“Every man should have a built-in automatic crap detector operating inside him.” “” Ernest Hemingway
I was a teenager when I first came across that quote from Hemingway. He was speaking about the most valuable quality that a fiction writer should possess. Crap detection kept writers honest, according to Hemingway, and fiction writers needed to be honest. Their job was to “invent out of knowledge.” This can mean writing about what you know, about personal experience. Better yet, it should mean constantly educating yourself, so that your fictional worlds ring true, with or without personal experience.
The thing about quotes like this one is that sometimes they take on a life of their own. Hemingway’s “crap detection” certainly did. A version of it appeared in an essay that Neil Postman read at the convention of the National Council of Teachers of English. He told his audience that “helping kids activate their crap detectors should take precedence over any other legitimate educational aim.”
Why? Because, given the deluge of information available to us, we all need to learn how to separate manure from gold. The question is, how many of us realize that we do need a built-in crap detector? Moreover, if we in fact have developed one, how often do we use it?
I’ve been interested in crap detection for a while, and I’ve written on the subject for the Trinitonian before. The reason I keep writing and talking about it is because it’s harder to separate fact from fiction. We keep getting duped by stories that seem plausible, but are completely fabricated. Of course, not everyone gets taken in as thoroughly as ESPN did with the Manti T’eo story, yet many of us have shared things that turned out to be false.
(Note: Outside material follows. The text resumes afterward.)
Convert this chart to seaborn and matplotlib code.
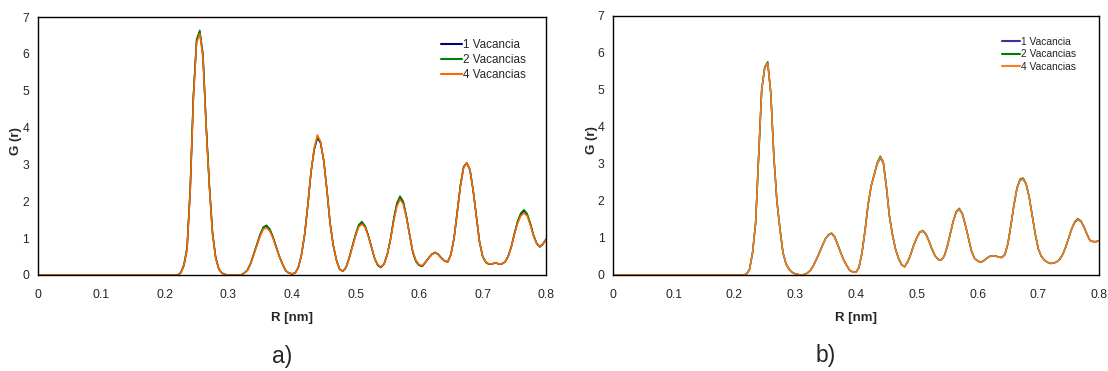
import numpy as np
import pandas as pd
import matplotlib
matplotlib.use('Agg')
import matplotlib.pyplot as plt
import seaborn as sns

# R [nm]: one point at the origin, then every 0.005 nm from 0.215 to 0.8
r = np.concatenate([[0.0], np.round(np.arange(0.215, 0.8001, 0.005), 3)])

series_names = ['1 Vacancia', '2 Vacancias', '4 Vacancias']

# panel a)
g_a_1 = [0, 0, 0, 0.05, 0.25, 0.7, 2.3, 4.85, 6.35, 6.6, 5.95, 4.05, 2.45, 1.15, 0.47, 0.16, 0.05, 0.01,
         0, 0, 0, 0, 0, 0.05, 0.13, 0.31, 0.57, 0.83, 1.09, 1.29, 1.33, 1.24, 1.03, 0.77, 0.51, 0.3, 0.12, 0.05,
         0.03, 0.05, 0.2, 0.55, 1.1, 1.9, 2.8, 3.4, 3.72, 3.58, 3.1, 2.3, 1.4, 0.8, 0.4, 0.15,
         0.1, 0.2, 0.46, 0.77, 1.08, 1.34, 1.42, 1.32, 1.07, 0.76, 0.45, 0.26, 0.2, 0.3, 0.56, 0.97,
         1.5, 1.92, 2.1, 1.98, 1.58, 1.1, 0.62, 0.37, 0.26, 0.23, 0.34, 0.46, 0.56, 0.61, 0.56, 0.46,
         0.38, 0.35, 0.55, 1.0, 1.7, 2.42, 2.92, 3.03, 2.85, 2.3, 1.6, 0.9, 0.5, 0.34, 0.29, 0.3, 0.33,
         0.3, 0.3, 0.35, 0.5, 0.76, 1.12, 1.44, 1.65, 1.74, 1.64, 1.38, 1.07, 0.85, 0.76, 0.84, 0.97]
g_a_2 = [0, 0, 0, 0.06, 0.28, 0.75, 2.4, 4.9, 6.4, 6.64, 6.0, 4.1, 2.45, 1.15, 0.47, 0.16, 0.05, 0.01,
         0, 0, 0, 0, 0, 0.05, 0.13, 0.31, 0.57, 0.84, 1.1, 1.3, 1.35, 1.25, 1.04, 0.77, 0.51, 0.3, 0.12, 0.05,
         0.03, 0.05, 0.2, 0.55, 1.1, 1.9, 2.8, 3.42, 3.74, 3.6, 3.1, 2.3, 1.4, 0.8, 0.4, 0.15,
         0.1, 0.2, 0.46, 0.78, 1.1, 1.36, 1.45, 1.33, 1.08, 0.76, 0.45, 0.26, 0.21, 0.3, 0.56, 0.97,
         1.5, 1.95, 2.14, 2.0, 1.6, 1.1, 0.62, 0.37, 0.27, 0.24, 0.35, 0.46, 0.56, 0.61, 0.56, 0.46,
         0.38, 0.35, 0.55, 1.0, 1.72, 2.44, 2.94, 3.05, 2.86, 2.3, 1.6, 0.9, 0.5, 0.34, 0.29, 0.3, 0.33,
         0.3, 0.3, 0.35, 0.5, 0.77, 1.13, 1.46, 1.68, 1.77, 1.66, 1.4, 1.08, 0.86, 0.77, 0.85, 0.98]
g_a_4 = [0, 0, 0, 0.05, 0.25, 0.7, 2.3, 4.8, 6.3, 6.55, 5.9, 4.0, 2.4, 1.1, 0.45, 0.15, 0.05, 0.01,
         0, 0, 0, 0, 0, 0.05, 0.12, 0.3, 0.55, 0.8, 1.05, 1.24, 1.28, 1.19, 1.0, 0.75, 0.5, 0.3, 0.12, 0.05,
         0.03, 0.05, 0.2, 0.55, 1.1, 1.9, 2.8, 3.45, 3.8, 3.62, 3.1, 2.3, 1.4, 0.8, 0.4, 0.15,
         0.1, 0.2, 0.45, 0.75, 1.05, 1.3, 1.38, 1.29, 1.05, 0.75, 0.45, 0.28, 0.22, 0.3, 0.55, 0.95,
         1.45, 1.85, 2.05, 1.92, 1.55, 1.1, 0.65, 0.4, 0.28, 0.25, 0.35, 0.45, 0.55, 0.6, 0.55, 0.45,
         0.38, 0.35, 0.55, 1.0, 1.7, 2.4, 2.9, 3.05, 2.85, 2.3, 1.6, 0.9, 0.5, 0.35, 0.3, 0.3, 0.33,
         0.3, 0.3, 0.35, 0.5, 0.75, 1.1, 1.4, 1.6, 1.68, 1.6, 1.35, 1.05, 0.85, 0.78, 0.85, 0.97]

# panel b)
g_b_1 = [0, 0, 0.02, 0.15, 0.6, 1.4, 3.2, 5.0, 5.6, 5.72, 4.9, 3.2, 2.0, 1.25, 0.6, 0.3, 0.15, 0.07,
         0.03, 0.01, 0, 0.01, 0.05, 0.12, 0.25, 0.42, 0.6, 0.8, 0.98, 1.08, 1.12, 1.02, 0.82, 0.6, 0.4, 0.25, 0.12, 0.08,
         0.07, 0.2, 0.6, 1.2, 1.9, 2.4, 2.7, 3.0, 3.16, 3.03, 2.4, 1.6, 1.1, 0.7, 0.45, 0.28,
         0.22, 0.35, 0.55, 0.8, 1.0, 1.15, 1.18, 1.1, 0.92, 0.7, 0.52, 0.42, 0.4, 0.5, 0.75, 1.1,
         1.45, 1.7, 1.77, 1.65, 1.35, 1.0, 0.65, 0.45, 0.38, 0.34, 0.38, 0.45, 0.5, 0.52, 0.51, 0.48,
         0.47, 0.55, 0.85, 1.35, 1.9, 2.35, 2.56, 2.59, 2.45, 2.1, 1.6, 1.1, 0.7, 0.5, 0.4, 0.34, 0.31,
         0.32, 0.35, 0.42, 0.55, 0.75, 1.0, 1.25, 1.42, 1.49, 1.45, 1.3, 1.1, 0.93, 0.9, 0.9, 0.92]
g_b_2 = [0, 0, 0.02, 0.15, 0.6, 1.4, 3.2, 5.0, 5.62, 5.76, 4.92, 3.2, 2.0, 1.25, 0.6, 0.3, 0.15, 0.07,
         0.03, 0.01, 0, 0.01, 0.05, 0.12, 0.25, 0.42, 0.6, 0.8, 0.98, 1.09, 1.13, 1.03, 0.82, 0.6, 0.4, 0.25, 0.12, 0.08,
         0.07, 0.2, 0.6, 1.2, 1.9, 2.4, 2.72, 3.03, 3.21, 3.06, 2.4, 1.6, 1.1, 0.7, 0.45, 0.28,
         0.22, 0.35, 0.55, 0.8, 1.0, 1.16, 1.2, 1.11, 0.92, 0.7, 0.52, 0.42, 0.4, 0.5, 0.75, 1.1,
         1.45, 1.71, 1.8, 1.66, 1.35, 1.0, 0.65, 0.45, 0.38, 0.34, 0.38, 0.45, 0.5, 0.52, 0.51, 0.48,
         0.47, 0.55, 0.85, 1.35, 1.9, 2.36, 2.59, 2.62, 2.46, 2.1, 1.6, 1.1, 0.7, 0.5, 0.4, 0.34, 0.31,
         0.32, 0.35, 0.42, 0.55, 0.75, 1.0, 1.26, 1.44, 1.52, 1.46, 1.3, 1.1, 0.93, 0.9, 0.9, 0.92]
g_b_4 = [0, 0, 0.02, 0.15, 0.6, 1.4, 3.2, 5.0, 5.6, 5.72, 4.9, 3.2, 2.0, 1.25, 0.6, 0.3, 0.15, 0.07,
         0.03, 0.01, 0, 0.01, 0.05, 0.12, 0.25, 0.42, 0.6, 0.8, 0.98, 1.08, 1.12, 1.02, 0.82, 0.6, 0.4, 0.25, 0.12, 0.08,
         0.07, 0.2, 0.6, 1.2, 1.9, 2.4, 2.7, 3.0, 3.18, 3.05, 2.4, 1.6, 1.1, 0.7, 0.45, 0.28,
         0.22, 0.35, 0.55, 0.8, 1.0, 1.15, 1.19, 1.1, 0.92, 0.7, 0.52, 0.42, 0.4, 0.5, 0.75, 1.1,
         1.45, 1.7, 1.78, 1.65, 1.35, 1.0, 0.65, 0.45, 0.38, 0.34, 0.38, 0.45, 0.5, 0.52, 0.51, 0.48,
         0.47, 0.55, 0.85, 1.35, 1.9, 2.35, 2.57, 2.6, 2.45, 2.1, 1.6, 1.1, 0.7, 0.5, 0.4, 0.34, 0.31,
         0.32, 0.35, 0.42, 0.55, 0.75, 1.0, 1.25, 1.42, 1.5, 1.45, 1.3, 1.1, 0.93, 0.9, 0.9, 0.92]

x_ticks = [0, 0.1, 0.2, 0.3, 0.4, 0.5, 0.6, 0.7, 0.8]
x_tick_labels = ['0', '0.1', '0.2', '0.3', '0.4', '0.5', '0.6', '0.7', '0.8']
y_ticks = [0, 1, 2, 3, 4, 5, 6, 7]
panel_labels = ['a)', 'b)']


def long_form(values):
    frames = []
    for name, g in zip(series_names, values):
        frames.append(pd.DataFrame({'r': r, 'G': g, 'serie': name}))
    return pd.concat(frames, ignore_index=True)


def draw_panel(ax, df, palette, legend_anchor, legend_size, ylabel_pad):
    sns.lineplot(data=df, x='r', y='G', hue='serie', palette=palette,
                 linewidth=1.1, ax=ax, estimator=None, sort=False)
    ax.set_xlim(0, 0.8)
    ax.set_ylim(0, 7)
    ax.set_xticks(x_ticks)
    ax.set_xticklabels(x_tick_labels)
    ax.set_yticks(y_ticks)
    ax.tick_params(axis='x', direction='out', length=3, width=0.8, labelsize=8.7, color='black', pad=7)
    ax.tick_params(axis='y', direction='out', length=3, width=0.8, labelsize=8.7, color='black', pad=3)
    ax.set_xlabel('R [nm]', fontsize=9.5, fontweight='bold', labelpad=8)
    ax.set_ylabel('G (r)', fontsize=9.5, fontweight='bold', labelpad=ylabel_pad, y=0.52)
    ax.grid(False)
    for s in ax.spines.values():
        s.set_visible(True)
        s.set_color('black')
        s.set_linewidth(1.0)
    leg = ax.legend(loc='upper left', bbox_to_anchor=legend_anchor, frameon=False,
                    fontsize=legend_size, handlelength=1.8, handletextpad=0.1, labelspacing=0.25,
                    borderaxespad=0, borderpad=0)
    for line in leg.get_lines():
        line.set_linewidth(1.5)


def main():
    sns.set_theme(style='white')
    plt.rcParams['font.family'] = ['Liberation Sans Narrow', 'Liberation Sans', 'DejaVu Sans']

    fig = plt.figure(figsize=(11.08, 3.71), dpi=100)
    ax_a = fig.add_axes([0.034, 0.259, 0.459, 0.695])
    ax_b = fig.add_axes([0.553, 0.259, 0.439, 0.698])

    draw_panel(ax_a, long_form([g_a_1, g_a_2, g_a_4]),
               {'1 Vacancia': '#000080', '2 Vacancias': '#008000', '4 Vacancias': '#ff6600'},
               (0.793, 0.915), 8.4, 0)
    draw_panel(ax_b, long_form([g_b_1, g_b_2, g_b_4]),
               {'1 Vacancia': '#333399', '2 Vacancias': '#008000', '4 Vacancias': '#ff7a20'},
               (0.800, 0.92), 7.4, 0)

    fig.text(0.255, 0.04, panel_labels[0], fontsize=16.5, family=['Liberation Sans', 'DejaVu Sans'],
             ha='center', va='center')
    fig.text(0.745, 0.042, panel_labels[1], fontsize=16.5, family=['Liberation Sans', 'DejaVu Sans'],
             ha='center', va='center')

    fig.savefig('out.png', dpi=100, facecolor='white')
    plt.close(fig)


if __name__ == '__main__':
    main()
Why do we keep doing it? Luke O’Neill, at Esquire, thinks it’s a combination of factors. He writes, “Readers are gullible, the media is feckless, garbage is circulated around, and everyone goes to bed happy and fed.” I agree. However, I would add that the barrage of hoaxes we’ve been subjected to in the past few months might smack us out of complacency. In fact, feckless clickbaits like BuzzFeed have done wonders for my own willingness to check. If I can’t check, perhaps because I don’t know how to be a proper sleuth when it comes to people like Elan Gale, the thought of being duped AGAIN has made me more reticent to share.
So yes, I am working on my crap-detection skills. Everyone should. In a liberal arts institution like Trinity, we should talk about crap detection more often, and we should make it abundantly clear that it’s not just an academic skill. It’s a life skill. Think about it, a good crap detector will spare you the embarrassment of having your friends correct you when you share a hoax. But more importantly, crap detection is a skill that employers are looking for, except that they don’t call it that. They call it by its more polite name, information literacy, which means the ability to find, evaluate and use information effectively.
Learn these abilities early. Use them often. Don’t graduate without them.
Cynara Medina is a communication professor.